• Stated exercise
Copy the data that follows, character for character, minus the pictures.

.....

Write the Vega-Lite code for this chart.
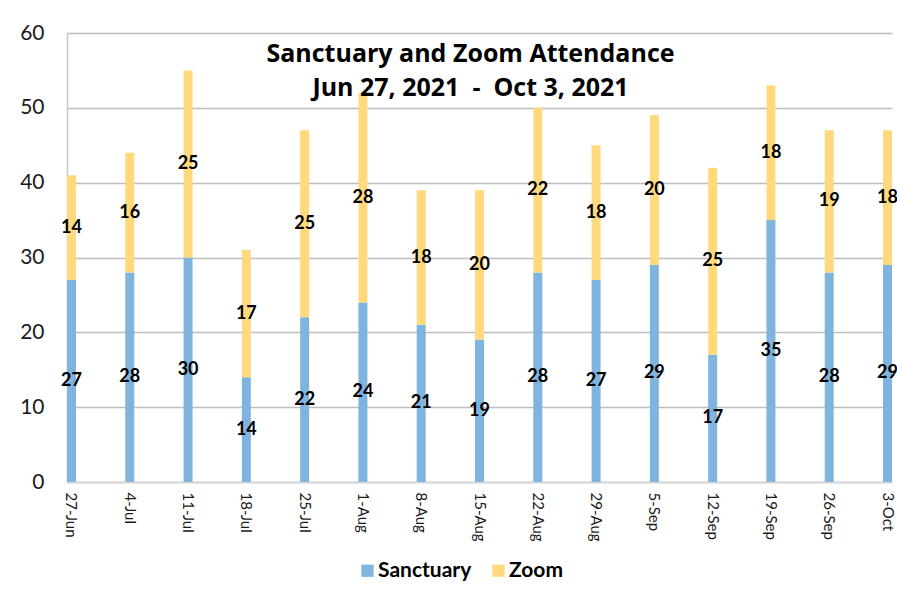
{
  "$schema": "https://vega.github.io/schema/vega-lite/v6.json",
  "autosize": {"type": "none"},
  "width": 825,
  "height": 449,
  "padding": {"left": 67, "top": 33, "right": 5, "bottom": 107},
  "background": "white",
  "config": {
    "font": "Lato",
    "view": {"stroke": null}
  },
  "title": {
    "text": ["Sanctuary and Zoom Attendance", "Jun 27, 2021\u00a0\u00a0-\u00a0\u00a0Oct 3, 2021"],
    "font": "Open Sans",
    "fontSize": 25,
    "fontWeight": "bold",
    "color": "#000000",
    "anchor": "middle",
    "frame": "group",
    "baseline": "alphabetic",
    "lineHeight": 34,
    "orient": "top",
    "offset": -99,
    "dx": -9
  },
  "data": {
    "values": [
      {"date": "27-Jun", "series": "Sanctuary", "value": 27},
      {"date": "27-Jun", "series": "Zoom", "value": 14},
      {"date": "4-Jul", "series": "Sanctuary", "value": 28},
      {"date": "4-Jul", "series": "Zoom", "value": 16},
      {"date": "11-Jul", "series": "Sanctuary", "value": 30},
      {"date": "11-Jul", "series": "Zoom", "value": 25},
      {"date": "18-Jul", "series": "Sanctuary", "value": 14},
      {"date": "18-Jul", "series": "Zoom", "value": 17},
      {"date": "25-Jul", "series": "Sanctuary", "value": 22},
      {"date": "25-Jul", "series": "Zoom", "value": 25},
      {"date": "1-Aug", "series": "Sanctuary", "value": 24},
      {"date": "1-Aug", "series": "Zoom", "value": 28},
      {"date": "8-Aug", "series": "Sanctuary", "value": 21},
      {"date": "8-Aug", "series": "Zoom", "value": 18},
      {"date": "15-Aug", "series": "Sanctuary", "value": 19},
      {"date": "15-Aug", "series": "Zoom", "value": 20},
      {"date": "22-Aug", "series": "Sanctuary", "value": 28},
      {"date": "22-Aug", "series": "Zoom", "value": 22},
      {"date": "29-Aug", "series": "Sanctuary", "value": 27},
      {"date": "29-Aug", "series": "Zoom", "value": 18},
      {"date": "5-Sep", "series": "Sanctuary", "value": 29},
      {"date": "5-Sep", "series": "Zoom", "value": 20},
      {"date": "12-Sep", "series": "Sanctuary", "value": 17},
      {"date": "12-Sep", "series": "Zoom", "value": 25},
      {"date": "19-Sep", "series": "Sanctuary", "value": 35},
      {"date": "19-Sep", "series": "Zoom", "value": 18},
      {"date": "26-Sep", "series": "Sanctuary", "value": 28},
      {"date": "26-Sep", "series": "Zoom", "value": 19},
      {"date": "3-Oct", "series": "Sanctuary", "value": 29},
      {"date": "3-Oct", "series": "Zoom", "value": 18}
    ]
  },
  "transform": [
    {"stack": "value", "groupby": ["date"], "sort": [{"field": "series", "order": "ascending"}], "as": ["v0", "v1"]}
  ],
  "encoding": {
    "x": {
      "field": "date",
      "type": "nominal",
      "sort": null,
      "scale": {"paddingInner": 0.846, "paddingOuter": 0},
      "axis": {
        "title": null,
        "labelAngle": 90,
        "labelFontSize": 15,
        "labelColor": "#1a1a1a",
        "labelPadding": 10,
        "ticks": false,
        "domainColor": "#d9d9d9",
        "domainWidth": 2,
        "grid": false
      }
    }
  },
  "layer": [
    {
      "mark": {"type": "bar"},
      "encoding": {
        "y": {
          "field": "v0",
          "type": "quantitative",
          "scale": {"domain": [0, 60], "nice": false},
          "axis": {
            "title": null,
            "values": [0, 10, 20, 30, 40, 50, 60],
            "labelFontSize": 21,
            "labelColor": "#1a1a1a",
            "labelPadding": 23,
            "ticks": false,
            "domainColor": "#c8c8c8",
            "domainWidth": 1.5,
            "grid": true,
            "gridColor": "#bdbdbd",
            "gridWidth": 1.5
          }
        },
        "y2": {"field": "v1"},
        "color": {
          "field": "series",
          "type": "nominal",
          "scale": {"domain": ["Sanctuary", "Zoom"], "range": ["#7EB4DE", "#FFD97B"]},
          "legend": {
            "title": null,
            "orient": "none",
            "direction": "horizontal",
            "legendX": 290,
            "legendY": 527,
            "padding": 0,
            "symbolType": "square",
            "symbolSize": 150,
            "symbolStrokeWidth": 0,
            "symbolOpacity": 1,
            "labelFontSize": 21,
            "labelFontWeight": "bold",
            "labelColor": "#000000",
            "labelOffset": 0,
            "columnPadding": 16
          }
        }
      }
    },
    {
      "transform": [
        {"fold": ["v0", "v1"], "as": ["edge", "pos"]}
      ],
      "mark": {"type": "text", "fontSize": 18, "fontWeight": "bold", "color": "#000000", "baseline": "middle", "align": "center"},
      "encoding": {
        "y": {"aggregate": "mean", "field": "pos", "type": "quantitative"},
        "detail": {"field": "series", "type": "nominal"},
        "text": {"aggregate": "max", "field": "value", "type": "quantitative"}
      }
    }
  ]
}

.....

• Correct result
Write the Vega-Lite code for this chart.
{
  "$schema": "https://vega.github.io/schema/vega-lite/v6.json",
  "autosize": {"type": "none"},
  "width": 825,
  "height": 449,
  "padding": {"left": 67, "top": 33, "right": 5, "bottom": 107},
  "background": "white",
  "config": {
    "font": "Lato",
    "view": {"stroke": null}
  },
  "title": {
    "text": ["Sanctuary and Zoom Attendance", "Jun 27, 2021\u00a0\u00a0-\u00a0\u00a0Oct 3, 2021"],
    "font": "Open Sans",
    "fontSize": 25,
    "fontWeight": "bold",
    "color": "#000000",
    "anchor": "middle",
    "frame": "group",
    "baseline": "alphabetic",
    "lineHeight": 34,
    "orient": "top",
    "offset": -99,
    "dx": -9
  },
  "data": {
    "values": [
      {"date": "27-Jun", "series": "Sanctuary", "value": 27},
      {"date": "27-Jun", "series": "Zoom", "value": 14},
      {"date": "4-Jul", "series": "Sanctuary", "value": 28},
      {"date": "4-Jul", "series": "Zoom", "value": 16},
      {"date": "11-Jul", "series": "Sanctuary", "value": 30},
      {"date": "11-Jul", "series": "Zoom", "value": 25},
      {"date": "18-Jul", "series": "Sanctuary", "value": 14},
      {"date": "18-Jul", "series": "Zoom", "value": 17},
      {"date": "25-Jul", "series": "Sanctuary", "value": 22},
      {"date": "25-Jul", "series": "Zoom", "value": 25},
      {"date": "1-Aug", "series": "Sanctuary", "value": 24},
      {"date": "1-Aug", "series": "Zoom", "value": 28},
      {"date": "8-Aug", "series": "Sanctuary", "value": 21},
      {"date": "8-Aug", "series": "Zoom", "value": 18},
      {"date": "15-Aug", "series": "Sanctuary", "value": 19},
      {"date": "15-Aug", "series": "Zoom", "value": 20},
      {"date": "22-Aug", "series": "Sanctuary", "value": 28},
      {"date": "22-Aug", "series": "Zoom", "value": 22},
      {"date": "29-Aug", "series": "Sanctuary", "value": 27},
      {"date": "29-Aug", "series": "Zoom", "value": 18},
      {"date": "5-Sep", "series": "Sanctuary", "value": 29},
      {"date": "5-Sep", "series": "Zoom", "value": 20},
      {"date": "12-Sep", "series": "Sanctuary", "value": 17},
      {"date": "12-Sep", "series": "Zoom", "value": 25},
      {"date": "19-Sep", "series": "Sanctuary", "value": 35},
      {"date": "19-Sep", "series": "Zoom", "value": 18},
      {"date": "26-Sep", "series": "Sanctuary", "value": 28},
      {"date": "26-Sep", "series": "Zoom", "value": 19},
      {"date": "3-Oct", "series": "Sanctuary", "value": 29},
      {"date": "3-Oct", "series": "Zoom", "value": 18}
    ]
  },
  "transform": [
    {"stack": "value", "groupby": ["date"], "sort": [{"field": "series", "order": "ascending"}], "as": ["v0", "v1"]}
  ],
  "encoding": {
    "x": {
      "field": "date",
      "type": "nominal",
      "sort": null,
      "scale": {"paddingInner": 0.846, "paddingOuter": 0},
      "axis": {
        "title": null,
        "labelAngle": 90,
        "labelFontSize": 15,
        "labelColor": "#1a1a1a",
        "labelPadding": 10,
        "ticks": false,
        "domainColor": "#d9d9d9",
        "domainWidth": 2,
        "grid": false
      }
    }
  },
  "layer": [
    {
      "mark": {"type": "bar"},
      "encoding": {
        "y": {
          "field": "v0",
          "type": "quantitative",
          "scale": {"domain": [0, 60], "nice": false},
          "axis": {
            "title": null,
            "values": [0, 10, 20, 30, 40, 50, 60],
            "labelFontSize": 21,
            "labelColor": "#1a1a1a",
            "labelPadding": 23,
            "ticks": false,
            "domainColor": "#c8c8c8",
            "domainWidth": 1.5,
            "grid": true,
            "gridColor": "#bdbdbd",
            "gridWidth": 1.5
          }
        },
        "y2": {"field": "v1"},
        "color": {
          "field": "series",
          "type": "nominal",
          "scale": {"domain": ["Sanctuary", "Zoom"], "range": ["#7EB4DE", "#FFD97B"]},
          "legend": {
            "title": null,
            "orient": "none",
            "direction": "horizontal",
            "legendX": 290,
            "legendY": 527,
            "padding": 0,
            "symbolType": "square",
            "symbolSize": 150,
            "symbolStrokeWidth": 0,
            "symbolOpacity": 1,
            "labelFontSize": 21,
            "labelFontWeight": "bold",
            "labelColor": "#000000",
            "labelOffset": 0,
            "columnPadding": 16
          }
        }
      }
    },
    {
      "transform": [
        {"fold": ["v0", "v1"], "as": ["edge", "pos"]}
      ],
      "mark": {"type": "text", "fontSize": 18, "fontWeight": "bold", "color": "#000000", "baseline": "middle", "align": "center"},
      "encoding": {
        "y": {"aggregate": "mean", "field": "pos", "type": "quantitative"},
        "detail": {"field": "series", "type": "nominal"},
        "text": {"aggregate": "max", "field": "value", "type": "quantitative"}
      }
    }
  ]
}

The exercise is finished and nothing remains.